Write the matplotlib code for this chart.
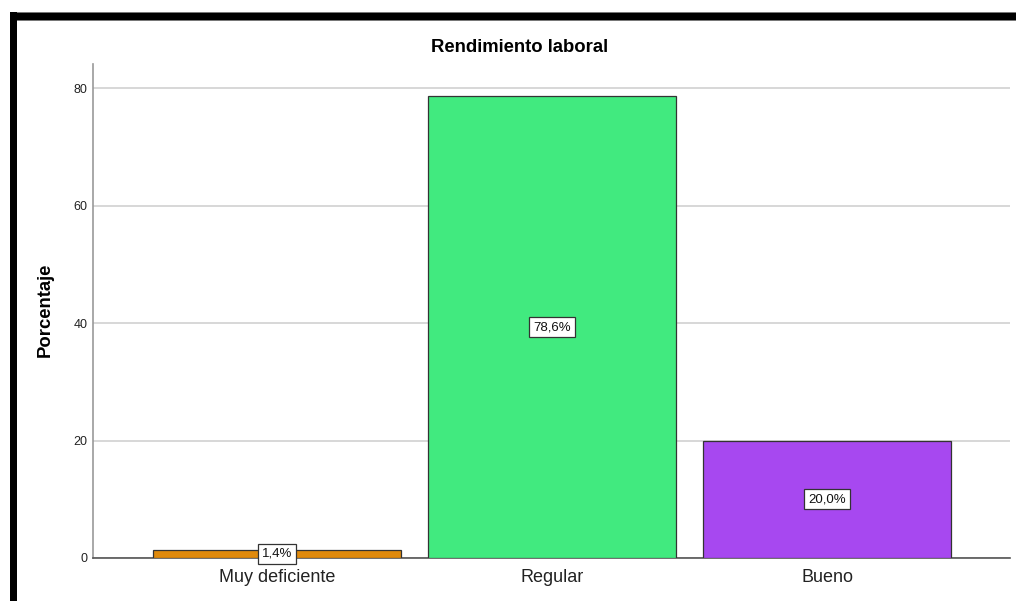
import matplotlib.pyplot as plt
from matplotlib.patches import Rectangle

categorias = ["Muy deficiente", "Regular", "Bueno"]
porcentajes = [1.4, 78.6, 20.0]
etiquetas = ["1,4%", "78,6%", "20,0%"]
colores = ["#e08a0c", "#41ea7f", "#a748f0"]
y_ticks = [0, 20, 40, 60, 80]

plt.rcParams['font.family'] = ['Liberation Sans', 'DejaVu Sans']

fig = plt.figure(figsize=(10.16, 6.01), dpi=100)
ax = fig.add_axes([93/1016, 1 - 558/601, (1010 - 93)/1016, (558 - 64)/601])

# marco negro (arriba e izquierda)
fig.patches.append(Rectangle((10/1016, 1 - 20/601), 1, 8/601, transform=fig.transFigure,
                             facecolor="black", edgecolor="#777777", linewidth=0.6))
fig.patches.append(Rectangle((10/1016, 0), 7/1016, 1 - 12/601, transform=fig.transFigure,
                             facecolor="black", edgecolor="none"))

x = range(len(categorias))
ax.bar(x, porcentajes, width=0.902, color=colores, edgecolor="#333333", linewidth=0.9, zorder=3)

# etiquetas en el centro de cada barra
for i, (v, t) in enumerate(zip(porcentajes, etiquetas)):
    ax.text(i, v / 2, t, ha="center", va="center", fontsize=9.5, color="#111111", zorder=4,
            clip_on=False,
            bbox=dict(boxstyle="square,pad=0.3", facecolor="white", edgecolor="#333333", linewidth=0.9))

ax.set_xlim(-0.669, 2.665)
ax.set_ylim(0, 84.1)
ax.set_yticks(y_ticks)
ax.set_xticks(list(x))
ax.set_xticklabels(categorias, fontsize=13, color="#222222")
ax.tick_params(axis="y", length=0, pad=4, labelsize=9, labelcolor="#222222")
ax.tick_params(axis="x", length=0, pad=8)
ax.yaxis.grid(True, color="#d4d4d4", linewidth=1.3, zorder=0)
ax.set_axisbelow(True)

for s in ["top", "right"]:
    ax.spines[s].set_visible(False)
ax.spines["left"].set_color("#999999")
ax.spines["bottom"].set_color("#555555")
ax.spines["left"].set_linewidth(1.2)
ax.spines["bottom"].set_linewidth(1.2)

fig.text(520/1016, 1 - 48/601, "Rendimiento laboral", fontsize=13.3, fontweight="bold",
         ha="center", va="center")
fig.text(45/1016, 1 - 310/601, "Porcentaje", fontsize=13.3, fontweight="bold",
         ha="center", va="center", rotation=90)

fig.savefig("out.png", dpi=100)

# # # # # # #

GOAL OF THE EXERCISE: Copy out each line word for word, please, skipping the images.

FINAL RESULT:
Write the matplotlib code for this chart.
import matplotlib.pyplot as plt
from matplotlib.patches import Rectangle

categorias = ["Muy deficiente", "Regular", "Bueno"]
porcentajes = [1.4, 78.6, 20.0]
etiquetas = ["1,4%", "78,6%", "20,0%"]
colores = ["#e08a0c", "#41ea7f", "#a748f0"]
y_ticks = [0, 20, 40, 60, 80]

plt.rcParams['font.family'] = ['Liberation Sans', 'DejaVu Sans']

fig = plt.figure(figsize=(10.16, 6.01), dpi=100)
ax = fig.add_axes([93/1016, 1 - 558/601, (1010 - 93)/1016, (558 - 64)/601])

# marco negro (arriba e izquierda)
fig.patches.append(Rectangle((10/1016, 1 - 20/601), 1, 8/601, transform=fig.transFigure,
                             facecolor="black", edgecolor="#777777", linewidth=0.6))
fig.patches.append(Rectangle((10/1016, 0), 7/1016, 1 - 12/601, transform=fig.transFigure,
                             facecolor="black", edgecolor="none"))

x = range(len(categorias))
ax.bar(x, porcentajes, width=0.902, color=colores, edgecolor="#333333", linewidth=0.9, zorder=3)

# etiquetas en el centro de cada barra
for i, (v, t) in enumerate(zip(porcentajes, etiquetas)):
    ax.text(i, v / 2, t, ha="center", va="center", fontsize=9.5, color="#111111", zorder=4,
            clip_on=False,
            bbox=dict(boxstyle="square,pad=0.3", facecolor="white", edgecolor="#333333", linewidth=0.9))

ax.set_xlim(-0.669, 2.665)
ax.set_ylim(0, 84.1)
ax.set_yticks(y_ticks)
ax.set_xticks(list(x))
ax.set_xticklabels(categorias, fontsize=13, color="#222222")
ax.tick_params(axis="y", length=0, pad=4, labelsize=9, labelcolor="#222222")
ax.tick_params(axis="x", length=0, pad=8)
ax.yaxis.grid(True, color="#d4d4d4", linewidth=1.3, zorder=0)
ax.set_axisbelow(True)

for s in ["top", "right"]:
    ax.spines[s].set_visible(False)
ax.spines["left"].set_color("#999999")
ax.spines["bottom"].set_color("#555555")
ax.spines["left"].set_linewidth(1.2)
ax.spines["bottom"].set_linewidth(1.2)

fig.text(520/1016, 1 - 48/601, "Rendimiento laboral", fontsize=13.3, fontweight="bold",
         ha="center", va="center")
fig.text(45/1016, 1 - 310/601, "Porcentaje", fontsize=13.3, fontweight="bold",
         ha="center", va="center", rotation=90)

fig.savefig("out.png", dpi=100)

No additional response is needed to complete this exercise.